Vor zehn Jahren hat das Staatssekretariat für Migration (SEM) erstmals Zahlen zu den Sans-Papiers veröffentlicht. Damals wurde ihre Zahl auf 90.000 geschätzt. Heute soll sie laut Schätzungen in einer neuen Studie auf 76.000 gesunken sein – dies allerdings bei einer Bandbreite von 58.000 (Berechnungen aufgrund der Sterberate) bis 105.000 (Schätzungen auf Basis der Geburtenrate). Mit anderen Worten: Die Zahl dürfte sich in den vergangenen zehn Jahren nur wenig verändert haben. Wegen der Verknüpfung verschiedener Datenquellen und der ergänzenden Expertengespräche wird die Studie als fundiert und methodisch seriös anerkannt.
Als Sans-Papiers gelten laut Studie Menschen, die sich ohne Aufenthaltsberechtigung länger als einen Monat und für eine nicht absehbare Zeit in der Schweiz aufhalten. Die größte Gruppe (63 Prozent) ist illegal oder als Touristen eingereist. Der Anteil abgewiesener Asylsuchender unter den Sans-Papiers wird auf rund 19 Prozent geschätzt, dürfte laut der Menschenrechtsexpertin Anni Lanz in Wirklichkeit aber höher sein. Laut der Studie kommen die meisten Sans-Papiers aus Zentral- oder Südamerika (43 Prozent), gefolgt von Europa außerhalb der EU (24 Prozent), Afrika (19 Prozent) und Asien (elf Prozent). Aus Lateinamerika emigrieren vor allem Frauen in die Schweiz, um schwarz im Care-Bereich zu arbeiten. Hier wächst die Nachfrage, weil immer mehr Mütter arbeiten und es an Krippenplätzen mangelt und weil immer mehr alte Menschen Pflege brauchen.
Die Kantone behandeln Härtefälle sehr unterschiedlich
Die Sans-Papiers aus Afrika und Asien sind vor allem untergetauchte Asylsuchende, Männer sind in der Überzahl. Auch die Sans-Papiers aus europäischen Drittstaaten sind meist Männer, da auf dem Bau, in der Landwirtschaft und auch im Gastgewerbe männliche Arbeitskräfte und für Saisonarbeiten mobile Migranten aus Europa bevorzugt werden. 86 Prozent der Sans Papiers arbeiten, zwei Drittel von ihnen sind zwischen 18 und 40 Jahre alt. 22 Prozent haben einen Hochschulabschluss, 41 Prozent gelten als gering qualifiziert.

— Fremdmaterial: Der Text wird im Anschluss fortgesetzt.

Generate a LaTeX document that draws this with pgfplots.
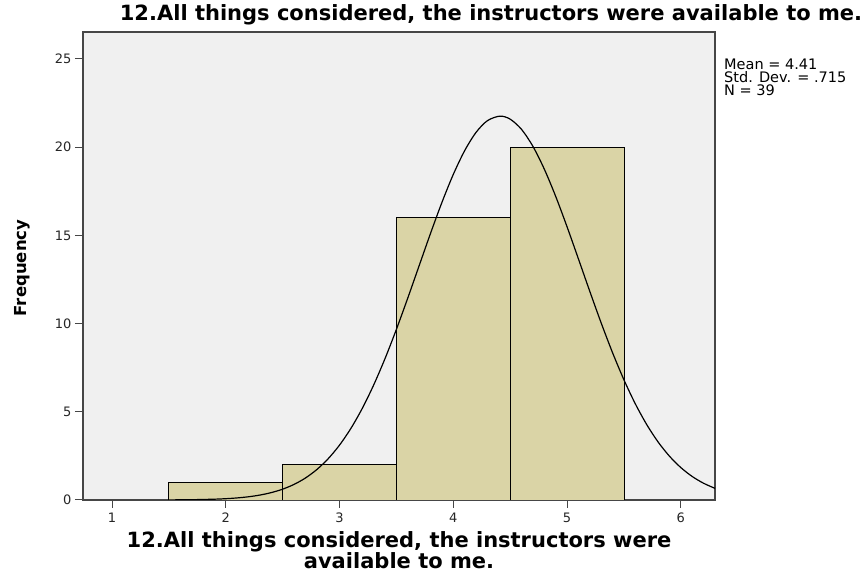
\documentclass[border=0pt]{standalone}
\usepackage{fontspec}
\setmainfont{DejaVu Sans}
\usepackage{pgfplots}
\pgfplotsset{compat=1.18}

\definecolor{barfill}{RGB}{218,212,166}
\definecolor{plotbg}{RGB}{240,240,240}
\definecolor{axgray}{RGB}{70,70,70}

\begin{document}
\begin{tikzpicture}
\useasboundingbox (0,0) rectangle (868pt,573pt);
\begin{axis}[
  at={(83pt,73pt)}, anchor=south west,
  scale only axis, width=632pt, height=468pt,
  xmin=0.745, xmax=6.3, ymin=0, ymax=26.53,
  xtick={1,2,3,4,5,6}, ytick={0,5,10,15,20,25},
  xtick pos=bottom, ytick pos=left,
  tick align=outside, major tick length=8pt,
  tick style={axgray, line width=1pt},
  axis line style={axgray, line width=1.3pt},
  axis background/.style={fill=plotbg},
  tick label style={font=\fontsize{13}{13}\selectfont, text=black!85},
  /pgf/number format/assume math mode=true,
  xticklabel style={yshift=-1pt},
  clip=true]
\addplot[ybar interval, fill=barfill, draw=black, line width=0.9pt]
  coordinates {(1.5,1)(2.5,2)(3.5,16)(4.5,20)(5.5,20)};
\addplot[black, line width=1.2pt, smooth, no marks] coordinates {
(1.5,0.006)(1.7,0.017)(1.9,0.046)(2.0,0.074)(2.1,0.118)(2.2,0.183)(2.3,0.280)
(2.4,0.419)(2.5,0.614)(2.6,0.884)(2.7,1.246)(2.8,1.725)(2.9,2.340)(3.0,3.113)
(3.1,4.062)(3.2,5.197)(3.3,6.521)(3.4,8.023)(3.5,9.681)(3.6,11.455)(3.7,13.291)
(3.8,15.122)(3.9,16.873)(4.0,18.461)(4.1,19.808)(4.2,20.842)(4.3,21.504)
(4.41,21.760)(4.5,21.588)(4.6,21.005)(4.7,20.042)(4.8,18.752)(4.9,17.207)
(5.0,15.481)(5.1,13.659)(5.2,11.819)(5.3,10.028)(5.4,8.343)(5.5,6.807)
(5.6,5.447)(5.7,4.274)(5.8,3.288)(5.9,2.481)(6.0,1.836)(6.1,1.332)(6.2,0.948)
(6.3,0.661)};
\end{axis}
\node[font=\bfseries\fontsize{21}{22}\selectfont] at (491pt,558pt)
  {12.All things considered, the instructors were available to me.};
\node[font=\bfseries\fontsize{21}{19.5}\selectfont, align=center] at (399pt,23pt)
  {12.All things considered, the instructors were\\available to me.};
\node[font=\bfseries\fontsize{16.5}{18}\selectfont, rotate=90] at (22pt,305pt) {Frequency};
\node[font=\fontsize{14.5}{12.8}\selectfont, anchor=north west, inner sep=0pt, align=left]
  at (724pt,514pt) {Mean = 4.41\\Std. Dev. = .715\\N = 39};
\end{tikzpicture}
\end{document}
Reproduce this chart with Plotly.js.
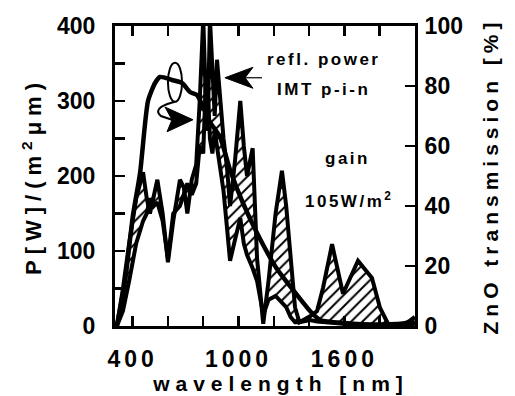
<!DOCTYPE html>
<html><head><meta charset="utf-8">
<script src="https://cdn.plot.ly/plotly-3.0.1.min.js"></script>
<style>
body{margin:0;background:#fff}
#chart{width:515px;height:396px}
.xtitle{letter-spacing:6px;transform:translate(16px,0)}
.ytitle{letter-spacing:6px}
.y2title{letter-spacing:5px}
.xtick text{letter-spacing:4px}
.annotation-text{letter-spacing:2.5px}
</style></head>
<body><div id="chart"></div>
<script>
// wavelength grid [nm]
const wavelength = [311,345,380,420,459,480,498,520,540,570,600,630,668,690,710,735,760,780,800,815,825,838,852,865,878,895,915,935,952,980,1010,1030,1048,1080,1105,1140,1170,1210,1246,1270,1295,1320,1345,1405,1445,1479,1530,1592,1677,1756,1802,1847,1900,1960,2000];
// reflected power [W/(m2 um)]
const reflPower = [0,50,110,170,205,170,150,175,195,150,85,140,195,185,150,195,215,300,410,300,260,410,330,280,355,300,250,210,160,220,300,240,200,237,90,3,60,150,207,160,90,25,5,13,20,51,109,43,87,64,24,3,0,2,6];
// IMT p-i-n [W/(m2 um)]
const imtPin = [0,20,60,110,140,150,170,160,165,140,90,150,160,175,190,175,190,240,230,330,320,250,230,260,240,210,180,130,87,115,144,110,95,77,60,15,35,40,32,25,12,5,5,8,6,5,4,3,2,2,2,1,0,1,3];
// ZnO transmission [%]
const znoWavelength = [310,357,402,442,487,527,555,623,680,725,765,799,838,895,952,1025,1122,1218,1309,1405,1462,1600,1800,1950,2000];
const znoTransmission = [0,15,37,51,75,81,83,82,81,78,77,73,68,63,52,41,29,19,12,5,2,1,0.5,1,3];

const xTicks = [400,1000,1600];
const yTicks = [0,100,200,300,400];
const y2Ticks = [0,20,40,60,80,100];

const F = 'Liberation Sans, Arial, sans-serif';
const tickFont = {family:F, size:23, weight:'bold', color:'#000'};
const annFont = {family:F, size:17, weight:'bold', color:'#000'};

const traces = [
  {x:wavelength, y:imtPin, type:'scatter', mode:'lines', line:{color:'#000', width:4}, hoverinfo:'skip'},
  {x:wavelength, y:reflPower, type:'scatter', mode:'lines', line:{color:'#000', width:4},
   fill:'tonexty', fillcolor:'rgba(0,0,0,0)',
   fillpattern:{shape:'/', size:8, solidity:0.25, fgcolor:'#000', bgcolor:'rgba(255,255,255,0)'}, hoverinfo:'skip'},
  {x:znoWavelength, y:znoTransmission, yaxis:'y2', type:'scatter', mode:'lines', line:{color:'#000', width:4.5, shape:'spline', smoothing:0.6}, hoverinfo:'skip'}
];

const axCommon = {showline:true, linewidth:3, linecolor:'#000', ticks:'inside', ticklen:10, tickwidth:2.5, tickcolor:'#000', showgrid:false, zeroline:false, tickfont:tickFont};

const layout = {
  width:515, height:396,
  margin:{l:115, r:100, t:26, b:70},
  paper_bgcolor:'#fff', plot_bgcolor:'#fff',
  showlegend:false,
  xaxis:Object.assign({}, axCommon, {range:[300,2000], tickvals:xTicks, mirror:'ticks', ticklabelstandoff:10,
    minor:{tickvals:[400,600,800,1000,1200,1400,1600,1800], ticks:'inside', ticklen:10, tickwidth:2.5, tickcolor:'#000'},
    title:{text:'wavelength [nm]', font:{family:F, size:21, weight:'bold', color:'#000'}, standoff:4}}),
  yaxis:Object.assign({}, axCommon, {range:[0,400], tickvals:yTicks, ticklabelstandoff:12,
    minor:{tickvals:[50,150,250,350], ticks:'inside', ticklen:10, tickwidth:2.5, tickcolor:'#000'},
    title:{text:'P[W]/(m<sup>2</sup>μm)', font:{family:F, size:22, weight:'bold', color:'#000'}, standoff:10}}),
  yaxis2:Object.assign({}, axCommon, {range:[0,100], tickvals:y2Ticks, overlaying:'y', side:'right', ticklabelstandoff:2,
    title:{text:'ZnO transmission [%]', font:{family:F, size:21, weight:'bold', color:'#000'}, standoff:22}}),
  annotations:[
    {x:1484, y:355, xref:'x', yref:'y', text:'refl. power', showarrow:false, font:annFont},
    {x:1479, y:315, xref:'x', yref:'y', text:'IMT p-i-n', showarrow:false, font:annFont},
    {x:1620, y:224, xref:'x', yref:'y', text:'gain', showarrow:false, font:annFont},
    {x:1626, y:168, xref:'x', yref:'y', text:'105W/m<sup>2</sup>', showarrow:false, font:annFont}
  ],
  shapes:[
    // ellipse marking the transmission curve
    {type:'circle', xref:'x', yref:'y', x0:600, x1:680, y0:299, y1:351, line:{color:'#000', width:2}},
    // curled arrow pointing to the right-hand axis curve
    {type:'path', xref:'x', yref:'y', path:'M 640,299 C 590,296 510,290 560,280 L 623,275', line:{color:'#000', width:2}},
    {type:'path', xref:'x', yref:'y', path:'M 742,275 L 583,292 L 623,275 L 595,259 Z', fillcolor:'#000', line:{color:'#000', width:1}},
    // arrow to refl. power / IMT curves
    {type:'path', xref:'x', yref:'y', path:'M 1037,331 L 1133,331', line:{color:'#000', width:1.2}},
    {type:'path', xref:'x', yref:'y', path:'M 923,331 L 1082,345 L 1037,331 L 1082,317 Z', fillcolor:'#000', line:{color:'#000', width:1}}
  ]
};

Plotly.newPlot('chart', traces, layout, {staticPlot:true, displayModeBar:false});
</script>
</body></html>
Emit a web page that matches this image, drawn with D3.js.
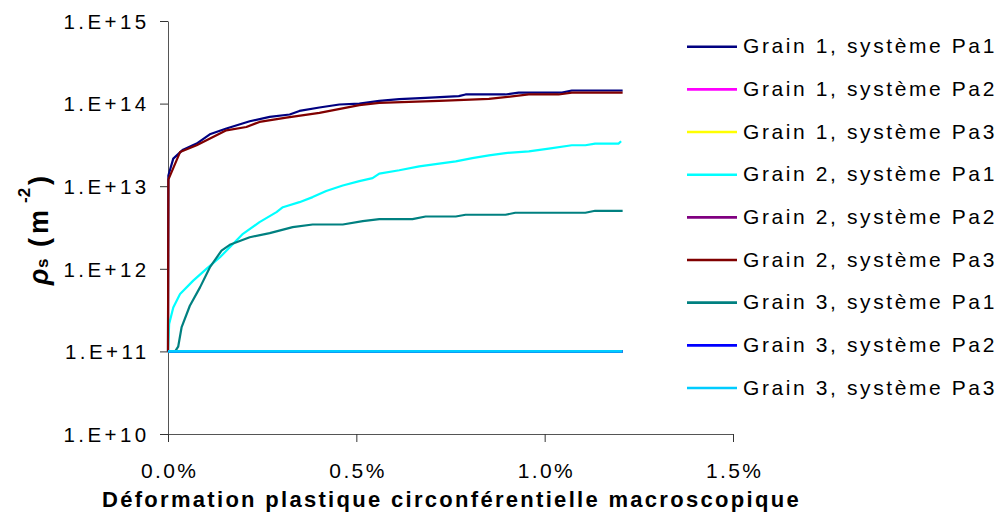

Sans-Papiers können nur im Rahmen von Härtefallregelungen ihren Aufenthaltsstatus legalisieren. Das Risiko, ihre Identität preiszugeben, gehen aber nur sehr wenige ein. Der risikofreie Zugang zu ihren Rechten – beispielsweise auf Sozialversicherungen – sei deshalb eine ständige Forderung der Sans-Papiers-Bewegung, sagt Anni Lanz. Zugleich zeigt die Studie eine äußerst ungleiche Bewertung von Härtefallgesuchen in den Schweizer Kantonen. Lanz fordert deshalb ein vereinfachtes Legalisierungsverfahren. „Leider bestimmen aber die politischen Kräfteverhältnisse und nicht die Lösungsorientierung den Diskussionsverlauf“, kritisiert sie.